Сделав над собой усилие, девушка заговорила снова:
— Нет-нет, это пустяки. Не обращайте внимания, это лишь небольшой приступ ипохондрии. Вот я уже на ногах. Хотите, пойдем прогуляемся, и через десять минут все пройдет.
— По-моему, вы переоцениваете свои силы, Андреа.
— О нет, ваше возвращение подняло бы меня даже со смертного одра. Давайте выйдем на воздух, Филипп!
— Сейчас, Андреа, сейчас, — мягко удерживая сестру, ответил Филипп. — Вы меня еще не вполне убедили; лучше присядьте-ка.
— Ладно.
Андреа села на софу и увлекла за собою Филиппа, которого держала за руку.
— Но почему, — продолжала она, — вы приехали так неожиданно, даже не известили заранее?
— А вы, милая Андреа, почему вы перестали мне писать?
— Да, это верно, но я не писала лишь несколько дней.
— Почти две недели, Андреа.
Девушка опустила голову.
— Бессердечная, — нежно упрекнул молодой человек.
— Нет, Филипп, просто больная.
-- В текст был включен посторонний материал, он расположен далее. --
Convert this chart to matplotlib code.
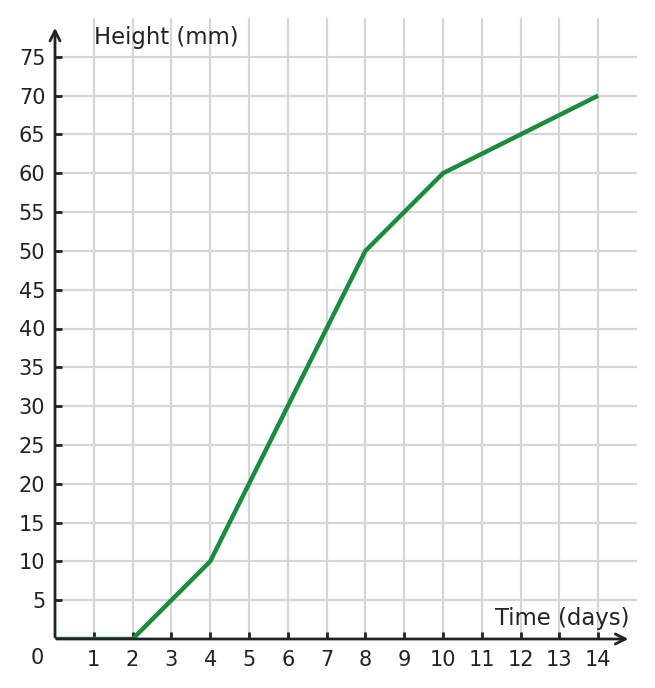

И верно, вы правы: вы перестали получать от меня письма, как раз когда я захворала, и с того дня все, что я люблю, стало вызывать во мне отвращение и утомлять.
— Впрочем, из всего, что вы мне наговорили, мне очень понравилось одно ваше выражение.
— Какое же?
— Вы сказали, что вас посетила удача. Тем лучше, значит, вас здесь любят, о вас думают, чего никак нельзя сказать обо мне.
— О вас?
— Да, меня все забыли, даже родная сестра.
— О, Филипп…
— Поверите ли, милая Андреа, со дня моего столь поспешного отъезда я так и не услышал ни слова про мифический полк, за которым меня отправили и который был обещан мне королем через посредство господина де Ришелье и моего отца.
— О, это меня не удивляет, — заметила Андреа.